## START

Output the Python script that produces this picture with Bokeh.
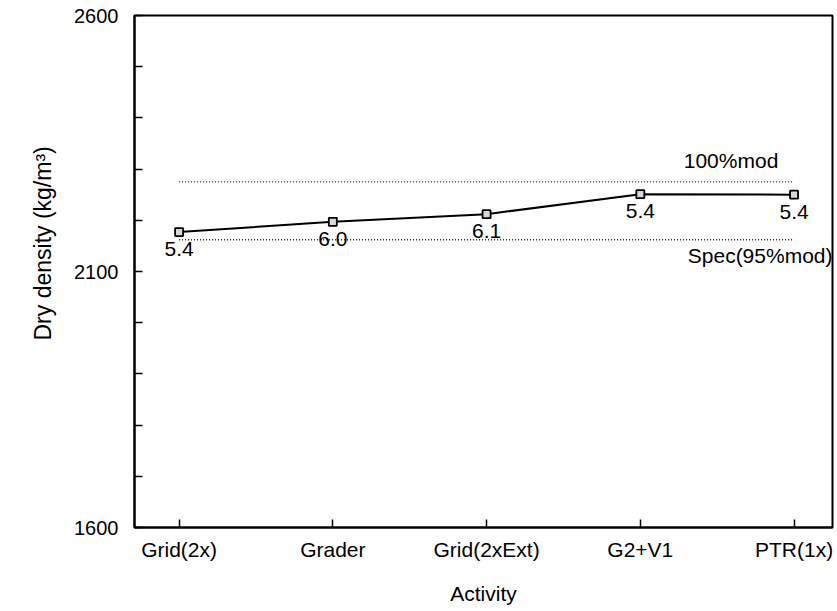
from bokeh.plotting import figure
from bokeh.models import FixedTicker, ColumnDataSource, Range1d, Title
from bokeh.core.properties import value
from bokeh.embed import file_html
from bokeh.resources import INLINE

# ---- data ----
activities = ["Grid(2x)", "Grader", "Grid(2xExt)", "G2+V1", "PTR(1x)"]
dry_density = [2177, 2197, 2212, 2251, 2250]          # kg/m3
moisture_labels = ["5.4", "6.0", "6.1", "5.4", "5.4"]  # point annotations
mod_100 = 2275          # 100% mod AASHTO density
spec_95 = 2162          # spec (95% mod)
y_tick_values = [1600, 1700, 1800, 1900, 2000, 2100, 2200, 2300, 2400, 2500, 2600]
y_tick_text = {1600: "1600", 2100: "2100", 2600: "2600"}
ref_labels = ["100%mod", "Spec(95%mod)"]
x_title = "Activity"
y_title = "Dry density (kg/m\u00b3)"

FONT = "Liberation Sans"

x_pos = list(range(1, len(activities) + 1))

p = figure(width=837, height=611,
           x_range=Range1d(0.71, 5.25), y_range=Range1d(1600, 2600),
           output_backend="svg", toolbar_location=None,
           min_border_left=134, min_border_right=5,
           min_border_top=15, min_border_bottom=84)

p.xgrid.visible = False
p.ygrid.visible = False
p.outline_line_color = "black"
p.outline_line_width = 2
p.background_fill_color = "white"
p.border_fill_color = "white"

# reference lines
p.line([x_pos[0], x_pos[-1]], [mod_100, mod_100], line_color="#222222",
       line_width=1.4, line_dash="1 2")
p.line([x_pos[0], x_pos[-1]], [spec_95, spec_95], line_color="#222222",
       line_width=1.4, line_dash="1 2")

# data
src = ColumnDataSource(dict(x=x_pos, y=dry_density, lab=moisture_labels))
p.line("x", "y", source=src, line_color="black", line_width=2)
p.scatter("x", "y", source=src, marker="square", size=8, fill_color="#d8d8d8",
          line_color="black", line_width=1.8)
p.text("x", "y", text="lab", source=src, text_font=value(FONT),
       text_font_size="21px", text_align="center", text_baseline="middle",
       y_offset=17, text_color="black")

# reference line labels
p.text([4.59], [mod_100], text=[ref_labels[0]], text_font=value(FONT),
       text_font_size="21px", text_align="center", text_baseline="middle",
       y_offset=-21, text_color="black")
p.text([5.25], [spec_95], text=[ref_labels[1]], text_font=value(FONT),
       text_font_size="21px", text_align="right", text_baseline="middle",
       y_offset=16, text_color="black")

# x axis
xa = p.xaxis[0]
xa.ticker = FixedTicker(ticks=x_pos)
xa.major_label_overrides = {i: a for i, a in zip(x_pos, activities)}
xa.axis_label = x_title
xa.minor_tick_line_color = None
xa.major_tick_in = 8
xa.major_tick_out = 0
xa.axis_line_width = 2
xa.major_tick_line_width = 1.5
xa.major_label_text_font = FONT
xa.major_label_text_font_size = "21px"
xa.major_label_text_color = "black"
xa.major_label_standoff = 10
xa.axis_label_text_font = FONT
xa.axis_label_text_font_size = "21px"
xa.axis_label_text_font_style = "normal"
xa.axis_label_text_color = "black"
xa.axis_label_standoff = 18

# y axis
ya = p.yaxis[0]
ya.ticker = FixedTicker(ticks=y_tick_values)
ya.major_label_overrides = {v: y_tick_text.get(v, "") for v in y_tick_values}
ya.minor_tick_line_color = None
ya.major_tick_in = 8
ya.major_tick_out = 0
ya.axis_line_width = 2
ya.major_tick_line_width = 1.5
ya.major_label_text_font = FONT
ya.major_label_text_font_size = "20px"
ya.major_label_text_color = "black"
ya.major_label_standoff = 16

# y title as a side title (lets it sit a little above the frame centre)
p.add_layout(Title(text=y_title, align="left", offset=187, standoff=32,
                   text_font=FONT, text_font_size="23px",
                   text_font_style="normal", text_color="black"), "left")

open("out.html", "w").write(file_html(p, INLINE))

## END

Take the listing above and restate it word for word, without its pictures.

(The output)
Output the Python script that produces this picture with Bokeh.
from bokeh.plotting import figure
from bokeh.models import FixedTicker, ColumnDataSource, Range1d, Title
from bokeh.core.properties import value
from bokeh.embed import file_html
from bokeh.resources import INLINE

# ---- data ----
activities = ["Grid(2x)", "Grader", "Grid(2xExt)", "G2+V1", "PTR(1x)"]
dry_density = [2177, 2197, 2212, 2251, 2250]          # kg/m3
moisture_labels = ["5.4", "6.0", "6.1", "5.4", "5.4"]  # point annotations
mod_100 = 2275          # 100% mod AASHTO density
spec_95 = 2162          # spec (95% mod)
y_tick_values = [1600, 1700, 1800, 1900, 2000, 2100, 2200, 2300, 2400, 2500, 2600]
y_tick_text = {1600: "1600", 2100: "2100", 2600: "2600"}
ref_labels = ["100%mod", "Spec(95%mod)"]
x_title = "Activity"
y_title = "Dry density (kg/m\u00b3)"

FONT = "Liberation Sans"

x_pos = list(range(1, len(activities) + 1))

p = figure(width=837, height=611,
           x_range=Range1d(0.71, 5.25), y_range=Range1d(1600, 2600),
           output_backend="svg", toolbar_location=None,
           min_border_left=134, min_border_right=5,
           min_border_top=15, min_border_bottom=84)

p.xgrid.visible = False
p.ygrid.visible = False
p.outline_line_color = "black"
p.outline_line_width = 2
p.background_fill_color = "white"
p.border_fill_color = "white"

# reference lines
p.line([x_pos[0], x_pos[-1]], [mod_100, mod_100], line_color="#222222",
       line_width=1.4, line_dash="1 2")
p.line([x_pos[0], x_pos[-1]], [spec_95, spec_95], line_color="#222222",
       line_width=1.4, line_dash="1 2")

# data
src = ColumnDataSource(dict(x=x_pos, y=dry_density, lab=moisture_labels))
p.line("x", "y", source=src, line_color="black", line_width=2)
p.scatter("x", "y", source=src, marker="square", size=8, fill_color="#d8d8d8",
          line_color="black", line_width=1.8)
p.text("x", "y", text="lab", source=src, text_font=value(FONT),
       text_font_size="21px", text_align="center", text_baseline="middle",
       y_offset=17, text_color="black")

# reference line labels
p.text([4.59], [mod_100], text=[ref_labels[0]], text_font=value(FONT),
       text_font_size="21px", text_align="center", text_baseline="middle",
       y_offset=-21, text_color="black")
p.text([5.25], [spec_95], text=[ref_labels[1]], text_font=value(FONT),
       text_font_size="21px", text_align="right", text_baseline="middle",
       y_offset=16, text_color="black")

# x axis
xa = p.xaxis[0]
xa.ticker = FixedTicker(ticks=x_pos)
xa.major_label_overrides = {i: a for i, a in zip(x_pos, activities)}
xa.axis_label = x_title
xa.minor_tick_line_color = None
xa.major_tick_in = 8
xa.major_tick_out = 0
xa.axis_line_width = 2
xa.major_tick_line_width = 1.5
xa.major_label_text_font = FONT
xa.major_label_text_font_size = "21px"
xa.major_label_text_color = "black"
xa.major_label_standoff = 10
xa.axis_label_text_font = FONT
xa.axis_label_text_font_size = "21px"
xa.axis_label_text_font_style = "normal"
xa.axis_label_text_color = "black"
xa.axis_label_standoff = 18

# y axis
ya = p.yaxis[0]
ya.ticker = FixedTicker(ticks=y_tick_values)
ya.major_label_overrides = {v: y_tick_text.get(v, "") for v in y_tick_values}
ya.minor_tick_line_color = None
ya.major_tick_in = 8
ya.major_tick_out = 0
ya.axis_line_width = 2
ya.major_tick_line_width = 1.5
ya.major_label_text_font = FONT
ya.major_label_text_font_size = "20px"
ya.major_label_text_color = "black"
ya.major_label_standoff = 16

# y title as a side title (lets it sit a little above the frame centre)
p.add_layout(Title(text=y_title, align="left", offset=187, standoff=32,
                   text_font=FONT, text_font_size="23px",
                   text_font_style="normal", text_color="black"), "left")

open("out.html", "w").write(file_html(p, INLINE))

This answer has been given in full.